Although I love Vietnamese food, I've never attempted to cook it. This was my first attempt, and it worked out great. I decided to take quite a few shortcuts instead of following Jacqueline's recipe because I was short on time and patience and most of the recipes in the book do require you to have time and follow through.

Regardless of the shortcuts I took, I loved how the Spicy Eggplant Tofu turned out.


Spicy Eggplant Tofu
Adapted from Banh Mi cookbook

Ingredients
vegetable oil
12 ounce extra firm diced tofu
1 medium sized eggplant,diced
 1 2" piece ginger, peeled, chopped
2 shallots, sliced
1 tablespoon black bean paste
1/4 cup soy sauce
1 tablespoon sugar
1-2 pinches red pepper flakes
1 teaspoon sesame oil
1/2 teaspoon salt
1/3 teaspoon black pepper

to serve
baguette, sliced, some of the flesh removed, and toasted
cilantro
pickled carrots, radishes and onions
vegetable dipping sauce: 1/2 cup water, 6 tablespoons sugar, pinch of red pepper flakes, juice of 3 limes, 1 finely minced garlic clove, 1/4 cup soy sauce {shake all the ingredients in a tightly closed jar}


Directions
1. Heat a bit of oil in a wok, add tofu and saute until the tofu turns golden. Remove from the wok.
2. Add a bit more oil in the wok. Add diced eggplant, ginger and shallots and saute for 5-8 minutes.
3. Meanwhile, mix together 1 tablespoon black bean paste, 1/4 cup soy sauce, 1 tablespoon sugar,  salt and pepper, and red pepper flakes.
4. Add the tofu back into the wok, pour the black bean, soy and sugar sauce and toss well.
5. Cover the wok and let the mixture cook for 5-8 more minutes. Then drizzle with sesame oil.

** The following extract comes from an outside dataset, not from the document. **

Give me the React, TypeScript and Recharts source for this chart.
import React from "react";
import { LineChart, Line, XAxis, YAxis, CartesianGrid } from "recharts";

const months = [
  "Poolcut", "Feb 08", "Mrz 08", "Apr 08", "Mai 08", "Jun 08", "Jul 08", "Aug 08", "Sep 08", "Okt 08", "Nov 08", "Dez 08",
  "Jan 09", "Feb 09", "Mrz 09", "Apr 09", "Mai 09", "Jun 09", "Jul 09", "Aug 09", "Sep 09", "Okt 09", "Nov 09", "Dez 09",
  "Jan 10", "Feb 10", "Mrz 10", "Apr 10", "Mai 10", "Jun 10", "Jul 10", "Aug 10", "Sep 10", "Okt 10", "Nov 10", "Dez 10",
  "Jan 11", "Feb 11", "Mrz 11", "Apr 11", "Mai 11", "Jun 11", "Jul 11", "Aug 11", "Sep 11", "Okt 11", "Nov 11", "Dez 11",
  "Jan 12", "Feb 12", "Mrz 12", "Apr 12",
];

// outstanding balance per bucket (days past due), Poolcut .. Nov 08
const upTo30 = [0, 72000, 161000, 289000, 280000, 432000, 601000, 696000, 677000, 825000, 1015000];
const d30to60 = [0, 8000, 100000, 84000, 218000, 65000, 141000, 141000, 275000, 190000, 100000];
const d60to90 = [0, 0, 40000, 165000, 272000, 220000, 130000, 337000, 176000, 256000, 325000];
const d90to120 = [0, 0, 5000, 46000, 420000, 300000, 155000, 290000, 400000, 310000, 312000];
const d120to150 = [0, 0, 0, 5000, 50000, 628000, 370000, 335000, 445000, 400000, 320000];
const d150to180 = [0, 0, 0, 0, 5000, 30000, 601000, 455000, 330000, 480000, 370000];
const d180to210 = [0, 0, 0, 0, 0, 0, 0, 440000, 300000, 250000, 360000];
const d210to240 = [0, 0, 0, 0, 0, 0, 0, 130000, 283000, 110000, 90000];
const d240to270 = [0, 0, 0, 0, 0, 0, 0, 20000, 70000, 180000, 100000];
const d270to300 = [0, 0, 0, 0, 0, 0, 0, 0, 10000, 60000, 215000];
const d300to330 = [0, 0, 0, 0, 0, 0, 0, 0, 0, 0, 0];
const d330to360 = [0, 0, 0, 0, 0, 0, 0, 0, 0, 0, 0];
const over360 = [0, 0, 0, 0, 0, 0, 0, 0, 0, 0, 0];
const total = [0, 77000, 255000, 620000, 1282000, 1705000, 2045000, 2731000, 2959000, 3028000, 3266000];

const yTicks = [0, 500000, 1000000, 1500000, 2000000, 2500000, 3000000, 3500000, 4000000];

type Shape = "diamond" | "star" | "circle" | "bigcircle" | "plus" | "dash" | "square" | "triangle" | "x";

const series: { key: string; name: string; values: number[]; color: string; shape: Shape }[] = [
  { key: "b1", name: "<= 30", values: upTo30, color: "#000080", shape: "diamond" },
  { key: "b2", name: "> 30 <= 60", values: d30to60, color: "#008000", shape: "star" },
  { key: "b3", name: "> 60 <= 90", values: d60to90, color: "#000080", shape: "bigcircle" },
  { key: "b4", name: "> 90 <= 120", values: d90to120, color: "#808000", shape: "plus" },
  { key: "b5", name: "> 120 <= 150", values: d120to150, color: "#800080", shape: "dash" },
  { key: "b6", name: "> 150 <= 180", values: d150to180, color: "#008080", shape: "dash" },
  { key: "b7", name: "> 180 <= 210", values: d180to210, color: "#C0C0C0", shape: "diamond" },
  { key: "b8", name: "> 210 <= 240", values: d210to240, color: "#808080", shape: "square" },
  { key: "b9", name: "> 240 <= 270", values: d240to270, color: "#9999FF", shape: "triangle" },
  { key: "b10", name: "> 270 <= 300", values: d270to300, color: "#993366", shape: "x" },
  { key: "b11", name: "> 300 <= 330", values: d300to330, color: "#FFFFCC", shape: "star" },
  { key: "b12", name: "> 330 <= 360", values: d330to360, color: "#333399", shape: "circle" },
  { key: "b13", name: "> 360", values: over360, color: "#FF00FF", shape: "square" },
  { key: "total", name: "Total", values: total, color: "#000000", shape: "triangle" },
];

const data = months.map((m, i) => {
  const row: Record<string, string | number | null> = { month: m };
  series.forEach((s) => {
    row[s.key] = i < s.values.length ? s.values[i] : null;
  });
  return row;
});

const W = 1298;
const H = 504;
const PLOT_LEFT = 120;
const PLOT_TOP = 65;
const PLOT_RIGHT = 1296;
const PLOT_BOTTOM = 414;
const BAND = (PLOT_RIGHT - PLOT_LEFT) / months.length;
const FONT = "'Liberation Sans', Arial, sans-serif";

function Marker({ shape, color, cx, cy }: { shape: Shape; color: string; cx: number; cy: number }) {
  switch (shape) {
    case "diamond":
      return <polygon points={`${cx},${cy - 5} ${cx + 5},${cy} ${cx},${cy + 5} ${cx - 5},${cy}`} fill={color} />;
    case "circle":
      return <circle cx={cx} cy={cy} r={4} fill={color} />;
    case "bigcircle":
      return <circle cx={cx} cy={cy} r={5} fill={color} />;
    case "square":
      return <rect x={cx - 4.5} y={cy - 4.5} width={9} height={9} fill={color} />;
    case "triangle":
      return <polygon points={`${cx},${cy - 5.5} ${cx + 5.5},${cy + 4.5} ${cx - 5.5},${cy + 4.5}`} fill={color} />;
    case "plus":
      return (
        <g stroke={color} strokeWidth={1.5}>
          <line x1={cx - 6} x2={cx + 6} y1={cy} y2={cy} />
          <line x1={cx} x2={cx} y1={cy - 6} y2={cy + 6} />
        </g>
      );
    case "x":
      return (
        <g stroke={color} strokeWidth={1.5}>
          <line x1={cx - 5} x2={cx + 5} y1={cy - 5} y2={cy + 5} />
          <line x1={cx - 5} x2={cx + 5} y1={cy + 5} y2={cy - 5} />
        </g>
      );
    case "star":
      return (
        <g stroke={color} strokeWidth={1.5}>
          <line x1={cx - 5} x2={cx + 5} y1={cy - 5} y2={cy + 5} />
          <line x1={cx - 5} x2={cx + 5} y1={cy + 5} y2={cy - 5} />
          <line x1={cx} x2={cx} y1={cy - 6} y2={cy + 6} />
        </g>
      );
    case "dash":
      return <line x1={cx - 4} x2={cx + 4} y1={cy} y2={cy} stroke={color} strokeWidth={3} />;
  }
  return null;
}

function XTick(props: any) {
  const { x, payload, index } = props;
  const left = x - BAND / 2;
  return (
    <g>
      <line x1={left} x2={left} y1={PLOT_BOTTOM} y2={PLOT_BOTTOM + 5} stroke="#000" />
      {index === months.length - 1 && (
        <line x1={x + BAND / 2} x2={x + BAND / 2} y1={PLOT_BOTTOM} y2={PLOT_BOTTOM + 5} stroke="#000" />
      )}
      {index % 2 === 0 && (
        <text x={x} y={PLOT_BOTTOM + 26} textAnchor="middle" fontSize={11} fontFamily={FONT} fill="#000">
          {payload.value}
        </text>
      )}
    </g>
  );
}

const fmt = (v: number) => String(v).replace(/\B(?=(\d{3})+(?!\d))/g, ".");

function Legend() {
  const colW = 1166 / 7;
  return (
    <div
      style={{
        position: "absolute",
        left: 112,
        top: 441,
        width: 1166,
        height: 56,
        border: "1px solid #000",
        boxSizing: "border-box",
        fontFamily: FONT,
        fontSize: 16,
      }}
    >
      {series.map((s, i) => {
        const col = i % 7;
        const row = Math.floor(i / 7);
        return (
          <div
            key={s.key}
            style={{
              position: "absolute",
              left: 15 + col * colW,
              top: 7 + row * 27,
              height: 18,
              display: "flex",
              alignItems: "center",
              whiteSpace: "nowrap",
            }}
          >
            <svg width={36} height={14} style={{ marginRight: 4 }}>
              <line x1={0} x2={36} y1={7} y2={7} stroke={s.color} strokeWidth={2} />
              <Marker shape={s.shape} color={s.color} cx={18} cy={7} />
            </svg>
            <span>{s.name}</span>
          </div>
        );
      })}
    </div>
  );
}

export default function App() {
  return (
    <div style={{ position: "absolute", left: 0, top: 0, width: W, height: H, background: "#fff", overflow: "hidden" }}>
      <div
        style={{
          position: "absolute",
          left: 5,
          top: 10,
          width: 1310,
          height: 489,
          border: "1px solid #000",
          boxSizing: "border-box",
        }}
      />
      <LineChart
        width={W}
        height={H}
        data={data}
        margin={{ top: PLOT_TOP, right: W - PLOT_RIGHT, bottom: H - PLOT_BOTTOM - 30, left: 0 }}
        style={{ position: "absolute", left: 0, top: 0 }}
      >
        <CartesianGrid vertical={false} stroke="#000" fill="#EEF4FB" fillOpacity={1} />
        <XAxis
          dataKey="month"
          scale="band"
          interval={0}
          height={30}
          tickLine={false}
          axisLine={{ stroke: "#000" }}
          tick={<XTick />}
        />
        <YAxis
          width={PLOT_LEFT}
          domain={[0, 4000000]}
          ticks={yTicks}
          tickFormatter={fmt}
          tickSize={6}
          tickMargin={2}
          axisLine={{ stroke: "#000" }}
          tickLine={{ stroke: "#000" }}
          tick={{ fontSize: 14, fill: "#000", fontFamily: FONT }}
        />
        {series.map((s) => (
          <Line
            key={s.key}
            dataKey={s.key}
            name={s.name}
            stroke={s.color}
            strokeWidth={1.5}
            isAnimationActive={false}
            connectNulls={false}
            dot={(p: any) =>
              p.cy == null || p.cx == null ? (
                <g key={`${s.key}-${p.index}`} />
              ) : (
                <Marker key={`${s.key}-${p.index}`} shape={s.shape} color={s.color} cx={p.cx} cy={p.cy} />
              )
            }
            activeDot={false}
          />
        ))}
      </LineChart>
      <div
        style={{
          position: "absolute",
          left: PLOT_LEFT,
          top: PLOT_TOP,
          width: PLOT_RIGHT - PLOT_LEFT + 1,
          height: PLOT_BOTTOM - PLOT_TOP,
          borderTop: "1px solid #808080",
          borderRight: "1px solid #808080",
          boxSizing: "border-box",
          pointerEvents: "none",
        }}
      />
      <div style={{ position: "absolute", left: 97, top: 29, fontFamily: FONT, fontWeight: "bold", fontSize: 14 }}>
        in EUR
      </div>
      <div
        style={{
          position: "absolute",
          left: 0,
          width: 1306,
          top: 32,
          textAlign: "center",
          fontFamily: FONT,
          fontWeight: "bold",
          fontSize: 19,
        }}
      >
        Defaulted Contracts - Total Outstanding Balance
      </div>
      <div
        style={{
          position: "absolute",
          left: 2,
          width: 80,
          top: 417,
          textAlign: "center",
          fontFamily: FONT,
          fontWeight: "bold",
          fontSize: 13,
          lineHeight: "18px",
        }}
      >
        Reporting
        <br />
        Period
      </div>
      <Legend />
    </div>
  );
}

To serve, add the eggplant/tofu mixture to a baguette, top with pickled vegetables and fresh cilantro and drizzle with some of the vegetable dipping sauce.


I loved the flavors in this sandwich. It's a great option for vegetarians or for meat lovers who are trying to eat a bit better. If you are a family of 1 or 2, you will have some of the eggplant/tofu mixture left: use it on top of rice the next day.

Have you made a banh mi before? What was your experience?